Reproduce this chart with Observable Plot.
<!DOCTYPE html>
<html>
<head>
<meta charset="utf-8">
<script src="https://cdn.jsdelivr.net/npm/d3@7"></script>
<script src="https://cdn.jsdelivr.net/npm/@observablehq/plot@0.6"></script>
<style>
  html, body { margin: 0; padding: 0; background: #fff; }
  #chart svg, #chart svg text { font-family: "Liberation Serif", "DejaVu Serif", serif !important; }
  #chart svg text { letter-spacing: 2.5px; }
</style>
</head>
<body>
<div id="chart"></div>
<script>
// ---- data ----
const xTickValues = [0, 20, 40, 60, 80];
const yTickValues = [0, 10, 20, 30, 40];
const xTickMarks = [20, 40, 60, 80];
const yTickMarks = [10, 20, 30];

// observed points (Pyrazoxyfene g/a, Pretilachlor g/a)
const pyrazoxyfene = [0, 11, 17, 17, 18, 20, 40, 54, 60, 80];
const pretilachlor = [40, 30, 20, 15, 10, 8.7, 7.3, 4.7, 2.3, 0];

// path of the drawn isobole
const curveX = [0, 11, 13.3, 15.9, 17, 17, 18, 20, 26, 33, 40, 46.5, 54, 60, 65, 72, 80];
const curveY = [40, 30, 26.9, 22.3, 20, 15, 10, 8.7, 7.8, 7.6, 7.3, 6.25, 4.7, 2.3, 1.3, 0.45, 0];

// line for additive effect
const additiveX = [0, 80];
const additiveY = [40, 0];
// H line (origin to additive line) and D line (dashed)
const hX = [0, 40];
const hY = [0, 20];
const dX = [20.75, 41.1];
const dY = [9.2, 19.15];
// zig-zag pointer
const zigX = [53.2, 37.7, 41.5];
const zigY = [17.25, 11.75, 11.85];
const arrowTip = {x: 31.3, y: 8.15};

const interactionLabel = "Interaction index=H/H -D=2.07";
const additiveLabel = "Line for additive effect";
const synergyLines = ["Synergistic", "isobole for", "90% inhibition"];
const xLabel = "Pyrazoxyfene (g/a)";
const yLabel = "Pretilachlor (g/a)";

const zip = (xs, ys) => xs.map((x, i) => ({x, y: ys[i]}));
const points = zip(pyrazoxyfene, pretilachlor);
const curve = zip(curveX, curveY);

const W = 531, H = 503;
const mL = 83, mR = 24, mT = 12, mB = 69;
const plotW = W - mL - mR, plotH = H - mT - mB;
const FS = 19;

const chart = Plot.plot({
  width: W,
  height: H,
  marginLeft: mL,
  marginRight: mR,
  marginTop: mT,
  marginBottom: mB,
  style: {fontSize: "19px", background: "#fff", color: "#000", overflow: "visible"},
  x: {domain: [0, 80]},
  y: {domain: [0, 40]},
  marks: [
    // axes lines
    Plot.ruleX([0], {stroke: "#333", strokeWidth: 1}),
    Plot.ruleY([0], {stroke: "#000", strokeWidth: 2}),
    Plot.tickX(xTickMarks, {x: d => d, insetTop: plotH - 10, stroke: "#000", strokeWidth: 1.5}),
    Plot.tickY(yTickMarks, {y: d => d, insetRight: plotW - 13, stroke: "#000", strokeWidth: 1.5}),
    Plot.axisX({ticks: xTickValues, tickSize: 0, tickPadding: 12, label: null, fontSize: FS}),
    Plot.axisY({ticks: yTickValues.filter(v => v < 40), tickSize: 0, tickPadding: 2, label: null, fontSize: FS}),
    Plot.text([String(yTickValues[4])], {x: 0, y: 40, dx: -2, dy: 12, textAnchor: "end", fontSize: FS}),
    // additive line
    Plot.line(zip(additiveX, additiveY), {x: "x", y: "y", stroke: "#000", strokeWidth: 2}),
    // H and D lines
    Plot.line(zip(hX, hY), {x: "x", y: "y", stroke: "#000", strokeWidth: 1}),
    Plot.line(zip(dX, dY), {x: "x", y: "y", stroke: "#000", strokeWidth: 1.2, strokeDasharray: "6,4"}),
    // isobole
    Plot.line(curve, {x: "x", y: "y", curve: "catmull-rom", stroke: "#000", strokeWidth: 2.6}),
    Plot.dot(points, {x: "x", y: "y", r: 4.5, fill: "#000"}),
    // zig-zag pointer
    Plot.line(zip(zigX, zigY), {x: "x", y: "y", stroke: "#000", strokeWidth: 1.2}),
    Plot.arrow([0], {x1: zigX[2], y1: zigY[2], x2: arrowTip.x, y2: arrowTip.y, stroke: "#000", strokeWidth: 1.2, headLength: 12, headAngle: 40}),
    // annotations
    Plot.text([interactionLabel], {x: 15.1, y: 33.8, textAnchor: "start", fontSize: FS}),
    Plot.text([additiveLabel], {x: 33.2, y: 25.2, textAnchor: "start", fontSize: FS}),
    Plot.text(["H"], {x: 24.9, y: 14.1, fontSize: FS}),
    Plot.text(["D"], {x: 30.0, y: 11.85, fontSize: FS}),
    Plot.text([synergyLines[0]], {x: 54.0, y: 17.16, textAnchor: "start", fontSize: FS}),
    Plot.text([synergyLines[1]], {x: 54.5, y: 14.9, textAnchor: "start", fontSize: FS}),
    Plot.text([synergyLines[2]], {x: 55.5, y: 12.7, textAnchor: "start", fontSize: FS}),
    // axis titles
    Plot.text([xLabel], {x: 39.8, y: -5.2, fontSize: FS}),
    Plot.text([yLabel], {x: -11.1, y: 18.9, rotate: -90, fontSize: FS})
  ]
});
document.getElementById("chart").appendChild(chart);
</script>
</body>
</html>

# # # #

All of the data shown above must be copied exactly.

Reproduce this chart with Observable Plot.
<!DOCTYPE html>
<html>
<head>
<meta charset="utf-8">
<script src="https://cdn.jsdelivr.net/npm/d3@7"></script>
<script src="https://cdn.jsdelivr.net/npm/@observablehq/plot@0.6"></script>
<style>
  html, body { margin: 0; padding: 0; background: #fff; }
  #chart svg, #chart svg text { font-family: "Liberation Serif", "DejaVu Serif", serif !important; }
  #chart svg text { letter-spacing: 2.5px; }
</style>
</head>
<body>
<div id="chart"></div>
<script>
// ---- data ----
const xTickValues = [0, 20, 40, 60, 80];
const yTickValues = [0, 10, 20, 30, 40];
const xTickMarks = [20, 40, 60, 80];
const yTickMarks = [10, 20, 30];

// observed points (Pyrazoxyfene g/a, Pretilachlor g/a)
const pyrazoxyfene = [0, 11, 17, 17, 18, 20, 40, 54, 60, 80];
const pretilachlor = [40, 30, 20, 15, 10, 8.7, 7.3, 4.7, 2.3, 0];

// path of the drawn isobole
const curveX = [0, 11, 13.3, 15.9, 17, 17, 18, 20, 26, 33, 40, 46.5, 54, 60, 65, 72, 80];
const curveY = [40, 30, 26.9, 22.3, 20, 15, 10, 8.7, 7.8, 7.6, 7.3, 6.25, 4.7, 2.3, 1.3, 0.45, 0];

// line for additive effect
const additiveX = [0, 80];
const additiveY = [40, 0];
// H line (origin to additive line) and D line (dashed)
const hX = [0, 40];
const hY = [0, 20];
const dX = [20.75, 41.1];
const dY = [9.2, 19.15];
// zig-zag pointer
const zigX = [53.2, 37.7, 41.5];
const zigY = [17.25, 11.75, 11.85];
const arrowTip = {x: 31.3, y: 8.15};

const interactionLabel = "Interaction index=H/H -D=2.07";
const additiveLabel = "Line for additive effect";
const synergyLines = ["Synergistic", "isobole for", "90% inhibition"];
const xLabel = "Pyrazoxyfene (g/a)";
const yLabel = "Pretilachlor (g/a)";

const zip = (xs, ys) => xs.map((x, i) => ({x, y: ys[i]}));
const points = zip(pyrazoxyfene, pretilachlor);
const curve = zip(curveX, curveY);

const W = 531, H = 503;
const mL = 83, mR = 24, mT = 12, mB = 69;
const plotW = W - mL - mR, plotH = H - mT - mB;
const FS = 19;

const chart = Plot.plot({
  width: W,
  height: H,
  marginLeft: mL,
  marginRight: mR,
  marginTop: mT,
  marginBottom: mB,
  style: {fontSize: "19px", background: "#fff", color: "#000", overflow: "visible"},
  x: {domain: [0, 80]},
  y: {domain: [0, 40]},
  marks: [
    // axes lines
    Plot.ruleX([0], {stroke: "#333", strokeWidth: 1}),
    Plot.ruleY([0], {stroke: "#000", strokeWidth: 2}),
    Plot.tickX(xTickMarks, {x: d => d, insetTop: plotH - 10, stroke: "#000", strokeWidth: 1.5}),
    Plot.tickY(yTickMarks, {y: d => d, insetRight: plotW - 13, stroke: "#000", strokeWidth: 1.5}),
    Plot.axisX({ticks: xTickValues, tickSize: 0, tickPadding: 12, label: null, fontSize: FS}),
    Plot.axisY({ticks: yTickValues.filter(v => v < 40), tickSize: 0, tickPadding: 2, label: null, fontSize: FS}),
    Plot.text([String(yTickValues[4])], {x: 0, y: 40, dx: -2, dy: 12, textAnchor: "end", fontSize: FS}),
    // additive line
    Plot.line(zip(additiveX, additiveY), {x: "x", y: "y", stroke: "#000", strokeWidth: 2}),
    // H and D lines
    Plot.line(zip(hX, hY), {x: "x", y: "y", stroke: "#000", strokeWidth: 1}),
    Plot.line(zip(dX, dY), {x: "x", y: "y", stroke: "#000", strokeWidth: 1.2, strokeDasharray: "6,4"}),
    // isobole
    Plot.line(curve, {x: "x", y: "y", curve: "catmull-rom", stroke: "#000", strokeWidth: 2.6}),
    Plot.dot(points, {x: "x", y: "y", r: 4.5, fill: "#000"}),
    // zig-zag pointer
    Plot.line(zip(zigX, zigY), {x: "x", y: "y", stroke: "#000", strokeWidth: 1.2}),
    Plot.arrow([0], {x1: zigX[2], y1: zigY[2], x2: arrowTip.x, y2: arrowTip.y, stroke: "#000", strokeWidth: 1.2, headLength: 12, headAngle: 40}),
    // annotations
    Plot.text([interactionLabel], {x: 15.1, y: 33.8, textAnchor: "start", fontSize: FS}),
    Plot.text([additiveLabel], {x: 33.2, y: 25.2, textAnchor: "start", fontSize: FS}),
    Plot.text(["H"], {x: 24.9, y: 14.1, fontSize: FS}),
    Plot.text(["D"], {x: 30.0, y: 11.85, fontSize: FS}),
    Plot.text([synergyLines[0]], {x: 54.0, y: 17.16, textAnchor: "start", fontSize: FS}),
    Plot.text([synergyLines[1]], {x: 54.5, y: 14.9, textAnchor: "start", fontSize: FS}),
    Plot.text([synergyLines[2]], {x: 55.5, y: 12.7, textAnchor: "start", fontSize: FS}),
    // axis titles
    Plot.text([xLabel], {x: 39.8, y: -5.2, fontSize: FS}),
    Plot.text([yLabel], {x: -11.1, y: 18.9, rotate: -90, fontSize: FS})
  ]
});
document.getElementById("chart").appendChild(chart);
</script>
</body>
</html>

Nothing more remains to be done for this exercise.